Empresários brasileiros que trabalham com a China, hoje sediados em Portugal, estão atônitos. “Trocaremos o superávit comercial de US$ 20 bilhões com a China pelo de US$ 2 bilhões com os Estados Unidos (em 2017, a China comprou US$ 50,2 bilhões e vendeu US$ 27,9 bilhões, e os EUA US$ 26,9 bilhões e US$ 24,8 bilhões)?” E mais: “Como ficará o Agro brasileiro, se realmente houver alteração radical nas relações Brasil-China a partir de 2019? Tudo o que foi estruturado pelo setor, nos últimos quase 20 anos, será redirecionado para onde?”, fizeram-me essas perguntas, há poucos dias, e eu não soube responder. Talvez não haja resposta, por enquanto. Não sem sabermos o que realmente ocorrerá a partir de janeiro de 2019. O que sei é que não somos páreo para concorrer com os Estados Unidos em exportação de alimentos, enquanto transportarmos grãos, carnes, lácteos e frutas em caminhões por até três mil quilômetros, e eles subsidiarem as suas exportações do Agro como sempre fizeram.
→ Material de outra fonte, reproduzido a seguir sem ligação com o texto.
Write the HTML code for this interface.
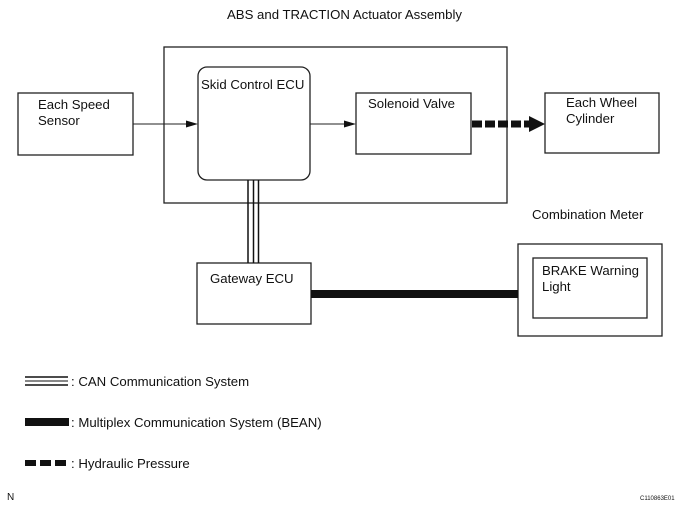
<!DOCTYPE html>
<html><head><style>
body{margin:0;background:#fff;}
svg{display:block;font-family:"Liberation Sans",Arial,sans-serif;}
text{font-size:13.2px;fill:#111;}
</style></head><body>
<svg width="686" height="510" viewBox="0 0 686 510" xmlns="http://www.w3.org/2000/svg">
<g fill="none" stroke="#222" stroke-width="1.3">
<rect x="164" y="47" width="343" height="156"/>
<rect x="18" y="93" width="115" height="62"/>
<rect x="198" y="67" width="112" height="113" rx="9"/>
<rect x="356" y="93" width="115" height="61"/>
<rect x="545" y="93" width="114" height="60"/>
<rect x="197" y="263" width="114" height="61"/>
<rect x="518" y="244" width="144" height="92"/>
<rect x="533" y="258" width="114" height="60"/>
</g>
<line x1="133" y1="124" x2="188" y2="124" stroke="#222" stroke-width="1"/>
<polygon points="198,124 186,120.5 186,127.5" fill="#111"/>
<line x1="310" y1="124" x2="346" y2="124" stroke="#222" stroke-width="1"/>
<polygon points="356,124 344,120.5 344,127.5" fill="#111"/>
<line x1="472" y1="124" x2="530" y2="124" stroke="#111" stroke-width="7" stroke-dasharray="10,3"/>
<polygon points="545,124 529,116 529,132" fill="#111"/>
<g stroke="#111" stroke-width="1.5">
<line x1="248" y1="180" x2="248" y2="263"/>
<line x1="253.5" y1="180" x2="253.5" y2="263"/>
<line x1="258.5" y1="180" x2="258.5" y2="263"/>
</g>
<rect x="311" y="290" width="207" height="8" fill="#111"/>
<text x="227" y="19">ABS and TRACTION Actuator Assembly</text>
<text x="38" y="109">Each Speed</text>
<text x="38" y="125">Sensor</text>
<text x="201" y="89">Skid Control ECU</text>
<text x="368" y="108">Solenoid Valve</text>
<text x="566" y="107">Each Wheel</text>
<text x="566" y="123">Cylinder</text>
<text x="532" y="219">Combination Meter</text>
<text x="210" y="283">Gateway ECU</text>
<text x="542" y="275">BRAKE Warning</text>
<text x="542" y="291">Light</text>
<g stroke="#111">
<line x1="25" y1="377" x2="68" y2="377" stroke-width="1.5"/>
<line x1="25" y1="381" x2="68" y2="381" stroke-width="1"/>
<line x1="25" y1="385" x2="68" y2="385" stroke-width="1.5"/>
</g>
<text x="71" y="386">: CAN Communication System</text>
<rect x="25" y="418" width="44" height="8" fill="#111"/>
<text x="71" y="427">: Multiplex Communication System (BEAN)</text>
<line x1="25" y1="463" x2="68" y2="463" stroke="#111" stroke-width="6" stroke-dasharray="11,4"/>
<text x="71" y="468">: Hydraulic Pressure</text>
<text x="7" y="500" style="font-size:10px">N</text>
<text x="640" y="500" style="font-size:6px">C110863E01</text>
</svg>
</body></html>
As pessoas estão estupefatas com a possibilidade aventada do Brasil “jogar fora” o seu maior parceiro comercial, maior comprador de produtos agropecuários e um dos maiores investidores no país. Até 2030 será o maior mercado consumidor do mundo. Para o Agro brasileiro, a China pode ser muito mais do que o seu maior comprador: ela pode ser o fator decisivo para a mudança estrutural que permitirá ao Brasil se tornar mais competitivo no mercado internacional. A China pode financiar e construir pelo menos 30 mil quilômetros de ferrovias no Brasil até 2030, dobrando a malha operacional e viabilizando finalmente a saída pelo Pacífico. Apenas a título de comparação, quando os dois países estabeleceram relações diplomáticas, em 1974, no governo do general Geisel, a China tinha menos de 50 mil quilômetros de ferrovias, e o Brasil os mesmos 30 mil quilômetros atuais. Hoje, a China se aproxima de 150 mil quilômetros, dos quais 20 mil quilômetros de alta velocidade.
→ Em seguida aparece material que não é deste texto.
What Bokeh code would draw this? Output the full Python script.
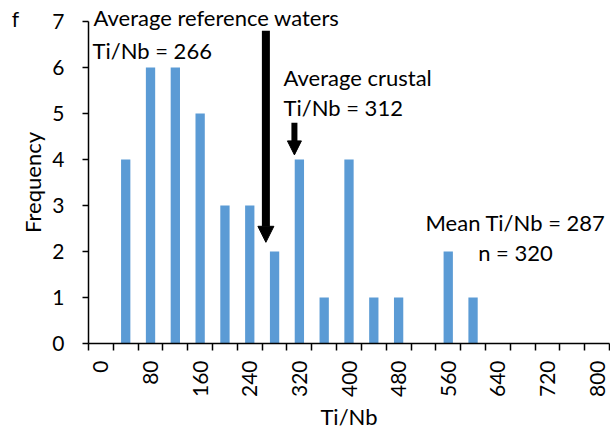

Essa é a questão central do Brasil, às vésperas de 2030, na relação com o mundo: temos de expandir de verdade a malha ferroviária, no mínimo dobrá-la, para reduzir os custos que oneram os produtos exportados e nos roubam competitividade nos preços. A matriz de transporte brasileira é anacrônica, e a malha ferroviária é incomparável sob quaisquer critérios: área atendida, tonelagem transportada, custos e tempo. Apesar da demanda gigantesca, não há previsão de recursos para construção de ferrovias no Brasil – os planos plurianuais (PPA) dos governos só reservam recursos para rodovias...
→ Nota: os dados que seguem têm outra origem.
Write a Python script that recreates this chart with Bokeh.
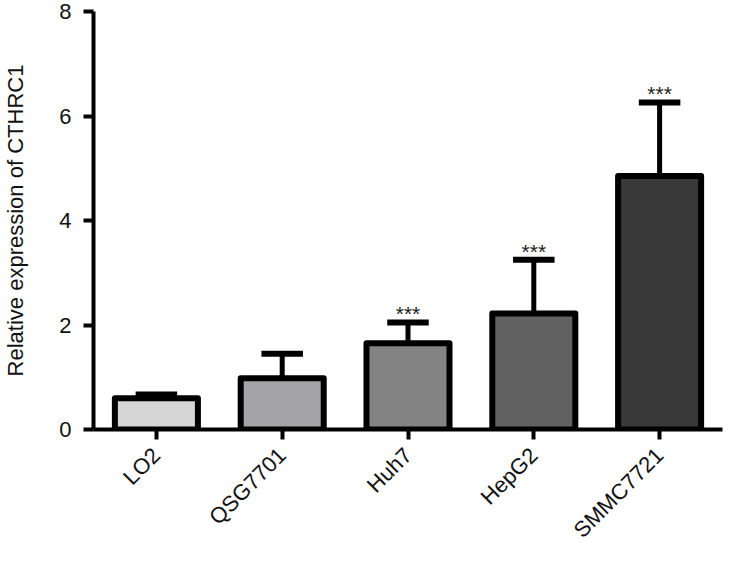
import math
from bokeh.plotting import figure
from bokeh.models import ColumnDataSource, FixedTicker, FactorRange, Range1d
from bokeh.core.properties import value
from bokeh.embed import file_html
from bokeh.resources import INLINE

cells = ["LO2", "QSG7701", "Huh7", "HepG2", "SMMC7721"]
means = [0.60, 0.98, 1.65, 2.22, 4.85]
sds = [0.07, 0.47, 0.40, 1.03, 1.41]
colors = ["#d6d6d6", "#a4a4a6", "#838383", "#616161", "#393939"]
sig_cells = ["Huh7", "HepG2", "SMMC7721"]
sig_marks = ["***", "***", "***"]
y_ticks = [0, 2, 4, 6, 8]

FONT = "Liberation Sans"

upper = [m + s for m, s in zip(means, sds)]
src = ColumnDataSource(dict(x=cells, top=means, upper=upper, color=colors))
sig_upper = [upper[cells.index(c)] for c in sig_cells]
sig_src = ColumnDataSource(dict(x=sig_cells, y=sig_upper, t=sig_marks))

p = figure(
    x_range=FactorRange(factors=cells, range_padding=0),
    y_range=Range1d(0, 8),
    width=725, height=554,
    output_backend="svg", toolbar_location=None,
    min_border_left=82, min_border_right=3,
    min_border_top=11, min_border_bottom=124,
)
p.outline_line_color = None
p.xgrid.visible = False
p.ygrid.visible = False
p.background_fill_color = "white"
p.border_fill_color = "white"

p.vbar(x="x", top="top", bottom=0, width=0.66, source=src,
       fill_color="color", line_color="black", line_width=6,
       line_join="round")
p.segment(x0="x", y0="top", x1="x", y1="upper", source=src,
          line_color="black", line_width=5)
p.rect(x="x", y="upper", width=0.33, height=6, height_units="screen",
       source=src, fill_color="black", line_color=None)
p.text(x="x", y="y", text="t", source=sig_src, text_align="center",
       text_baseline="bottom", y_offset=3,
       text_font=value(FONT), text_font_size="21px", text_color="#222222")

for ax in (p.xaxis[0], p.yaxis[0]):
    ax.axis_line_width = 4
    ax.axis_line_color = "black"
    ax.major_tick_line_width = 4
    ax.major_tick_line_color = "black"
    ax.major_tick_in = 0
    ax.major_tick_out = 10
    ax.minor_tick_line_color = None
    ax.major_label_text_font = FONT
    ax.major_label_text_color = "#111111"

p.yaxis.ticker = FixedTicker(ticks=y_ticks)
p.yaxis.major_label_text_font_size = "22px"
p.yaxis.major_label_standoff = 12
p.yaxis.axis_label = "Relative expression of CTHRC1"
p.yaxis.axis_label_text_font = FONT
p.yaxis.axis_label_text_font_size = "22px"
p.yaxis.axis_label_text_font_style = "normal"
p.yaxis.axis_label_text_color = "#111111"
p.yaxis.axis_label_standoff = 28

p.xaxis.major_label_orientation = math.pi / 4
p.xaxis.major_label_text_font_size = "22px"
p.xaxis.major_label_standoff = 12

open("out.html", "w").write(file_html(p, INLINE))
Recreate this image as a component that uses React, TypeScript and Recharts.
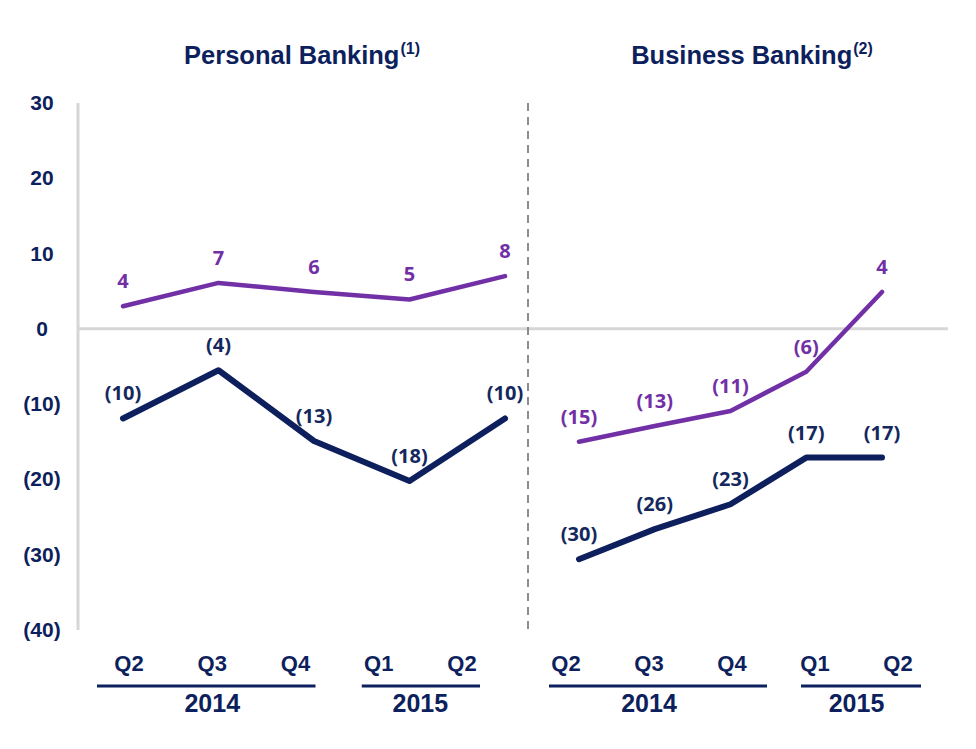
import React from 'react';
import { LineChart, Line, XAxis, YAxis, ReferenceLine, LabelList } from 'recharts';

// ---------- data ----------
const periods = ['2014 Q2', '2014 Q3', '2014 Q4', '2015 Q1', '2015 Q2'];
const quarterLabels = ['Q2', 'Q3', 'Q4', 'Q1', 'Q2'];
const yearLabels = ['2014', '2014', '2014', '2015', '2015'];
const yTicks = [-40, -30, -20, -10, 0, 10, 20, 30];

const personalPurple = [3, 6.1, 4.9, 3.9, 7];
const personalPurpleLabels = [4, 7, 6, 5, 8];
const personalNavy = [-11.9, -5.5, -14.9, -20.2, -11.9];
const personalNavyLabels = [-10, -4, -13, -18, -10];

const businessPurple = [-15, -12.9, -10.9, -5.7, 4.9];
const businessPurpleLabels = [-15, -13, -11, -6, 4];
const businessNavy = [-30.6, -26.6, -23.3, -17.1, -17.1];
const businessNavyLabels = [-30, -26, -23, -17, -17];

// ---------- style ----------
const NAVY = '#0d1f5c';
const LABEL_NAVY = '#14285e';
const PURPLE = '#7230a6';
const GRID = '#d6d6d6';
const AXIS_FONT = '"Liberation Sans", Arial, sans-serif';
const LABEL_FONT = '"Open Sans", sans-serif';

const fmt = (v: number) => (v < 0 ? `(${Math.abs(v)})` : `${v}`);

const buildRows = (purple: number[], purpleL: number[], navy: number[], navyL: number[]) =>
  periods.map((p, i) => ({
    period: p,
    purple: purple[i],
    purpleLabel: purpleL[i],
    navy: navy[i],
    navyLabel: navyL[i],
  }));

const personalRows = buildRows(personalPurple, personalPurpleLabels, personalNavy, personalNavyLabels);
const businessRows = buildRows(businessPurple, businessPurpleLabels, businessNavy, businessNavyLabels);

// year groups derived from year labels
const groups: { year: string; start: number; end: number }[] = [];
yearLabels.forEach((y, i) => {
  const g = groups[groups.length - 1];
  if (g && g.year === y) g.end = i;
  else groups.push({ year: y, start: i, end: i });
});

const H = 749;
const PLOT_TOP = 103;
const X_AXIS_H = 119;

const QuarterTick = (props: any) => {
  const { x, y, index, step, ext } = props;
  const gi = groups.findIndex((g) => g.start === index);
  const els: any[] = [
    <text
      key="q"
      x={x}
      y={y + 41}
      textAnchor="middle"
      fill={NAVY}
      fontFamily={AXIS_FONT}
      fontWeight={700}
      fontSize={22}
    >
      {quarterLabels[index]}
    </text>,
  ];
  if (gi >= 0) {
    const g = groups[gi];
    const span = (g.end - g.start) * step;
    const [l, r] = ext[gi];
    els.push(
      <line key="u" x1={x - l} x2={x + span + r} y1={y + 56} y2={y + 56} stroke={NAVY} strokeWidth={3} />,
      <text
        key="y"
        x={x + span / 2}
        y={y + 82}
        textAnchor="middle"
        fill={NAVY}
        fontFamily={AXIS_FONT}
        fontWeight={700}
        fontSize={25}
      >
        {g.year}
      </text>
    );
  }
  return <g>{els}</g>;
};

const YTick = (props: any) => {
  const { x, y, payload } = props;
  return (
    <text
      x={x - 36}
      y={y + 7}
      textAnchor="middle"
      fill={NAVY}
      fontFamily={AXIS_FONT}
      fontWeight={700}
      fontSize={21}
    >
      {fmt(payload.value)}
    </text>
  );
};

const makeLabel = (color: string) => (p: any) => {
  const { x, y, value } = p;
  return (
    <text
      x={x}
      y={y - 18}
      textAnchor="middle"
      fill={color}
      fontFamily={LABEL_FONT}
      fontWeight={700}
      fontSize={20}
    >
      {fmt(value)}
    </text>
  );
};

type PanelProps = {
  rows: any[];
  left: number;
  width: number;
  margin: { top: number; right: number; bottom: number; left: number };
  yAxisWidth: number;
  showYTicks: boolean;
  yAxisLine: any;
  dataPad: { left: number; right: number };
  labelPad: { left: number; right: number };
  ext: number[][];
};

const Panel = ({ rows, left, width, margin, yAxisWidth, showYTicks, yAxisLine, dataPad, labelPad, ext }: PanelProps) => {
  const plotW = width - margin.left - margin.right - yAxisWidth;
  const step = (plotW - labelPad.left - labelPad.right) / (periods.length - 1);
  return (
    <div style={{ position: 'absolute', left, top: 0 }}>
      <LineChart width={width} height={H} data={rows} margin={margin}>
        <XAxis xAxisId="data" dataKey="period" hide height={0} padding={dataPad} />
        <XAxis
          xAxisId="labels"
          dataKey="period"
          height={X_AXIS_H}
          padding={labelPad}
          axisLine={false}
          tickLine={false}
          tickSize={0}
          tickMargin={0}
          interval={0}
          tick={(p: any) => <QuarterTick {...p} step={step} ext={ext} />}
        />
        <YAxis
          domain={[-40, 30]}
          ticks={yTicks}
          width={yAxisWidth}
          tickLine={false}
          tickSize={0}
          tickMargin={0}
          axisLine={yAxisLine}
          tick={showYTicks ? (p: any) => <YTick {...p} /> : false}
          interval={0}
        />
        <ReferenceLine y={0} xAxisId="data" stroke={GRID} strokeWidth={3} />
        <Line
          xAxisId="data"
          type="linear"
          dataKey="purple"
          stroke={PURPLE}
          strokeWidth={4.5}
          dot={false}
          strokeLinejoin="round"
          strokeLinecap="round"
          isAnimationActive={false}
        >
          <LabelList dataKey="purpleLabel" content={makeLabel(PURPLE)} />
        </Line>
        <Line
          xAxisId="data"
          type="linear"
          dataKey="navy"
          stroke={NAVY}
          strokeWidth={6}
          dot={false}
          strokeLinejoin="round"
          strokeLinecap="round"
          isAnimationActive={false}
        >
          <LabelList dataKey="navyLabel" content={makeLabel(LABEL_NAVY)} />
        </Line>
      </LineChart>
    </div>
  );
};

const Title = ({ text, note, center }: { text: string; note: string; center: number }) => (
  <div
    style={{
      position: 'absolute',
      top: 40,
      left: center - 200,
      width: 400,
      textAlign: 'center',
      fontFamily: AXIS_FONT,
      fontWeight: 700,
      fontSize: 25.5,
      color: NAVY,
      lineHeight: '30px',
      whiteSpace: 'nowrap',
    }}
  >
    {text}
    <sup style={{ fontSize: 16, verticalAlign: 'top', position: 'relative', top: -6, marginLeft: 1 }}>{note}</sup>
  </div>
);

export default function App() {
  return (
    <div style={{ position: 'absolute', left: 0, top: 0, width: 976, height: H, background: '#fff', overflow: 'hidden' }}>
      <Panel
        rows={personalRows}
        left={0}
        width={528}
        margin={{ top: PLOT_TOP, right: 0, bottom: 0, left: 0 }}
        yAxisWidth={78}
        showYTicks={true}
        yAxisLine={{ stroke: GRID, strokeWidth: 3 }}
        dataPad={{ left: 45, right: 23 }}
        labelPad={{ left: 51, right: 66 }}
        ext={[[32, 20], [17, 18]]}
      />
      <Panel
        rows={businessRows}
        left={518}
        width={458}
        margin={{ top: PLOT_TOP, right: 28, bottom: 0, left: 0 }}
        yAxisWidth={10}
        showYTicks={false}
        yAxisLine={{ stroke: '#8c8c8c', strokeWidth: 2, strokeDasharray: '8 6' }}
        dataPad={{ left: 51, right: 66 }}
        labelPad={{ left: 38, right: 50 }}
        ext={[[17, 35], [14, 23]]}
      />
      <Title text="Personal Banking" note="(1)" center={302} />
      <Title text="Business Banking" note="(2)" center={752} />
    </div>
  );
}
A população chinesa deverá se estabilizar até 2030, mas a da Ásia continuará crescendo – Índia e Indonésia à frente, com quase dois bilhões de habitantes. O que significa dizer que as demandas da Ásia de alimentos, matérias-primas agrícolas e florestais e energia, sempre aumentarão nos próximos anos. Poder exportar para a Ásia diretamente pelo Pacífico reduzirá além do custo também o tempo do transporte marítimo.
Há a possibilidade de desastre para o Agro brasileiro em 2019, assim como há também a de “fazer desse limão uma limonada”, ou, na lógica chinesa para a palavra crise, driblar os riscos da situação e aproveitar as oportunidades que ela oferece, via articulação com outros setores da economia nacional (indústria, mineração, transportes e construção pesada) que poderão ser afetados negativamente com a situação – ou beneficiados, se souberem agir. Essa articulação poderá obter com a China os recursos necessários para o investimento na construção das ferrovias necessárias ao desenvolvimento econômico do interior dos estados do Sul, Sudeste e Centro-Oeste, incluindo as regiões do oeste baiano e sul do Maranhão e Piauí. A produção de suínos, aves e gado de leite da região Sul receber milho transportado do Centro-Oeste em trens, ao invés dos custosos caminhões, reduzirá em mais de 20% o custo da ração. Os produtos das agroindústrias do Oeste catarinense, por exemplo, se transportados em trens até o porto de Itajaí, terão preços competitivos para vender para a China e demais países da Ásia.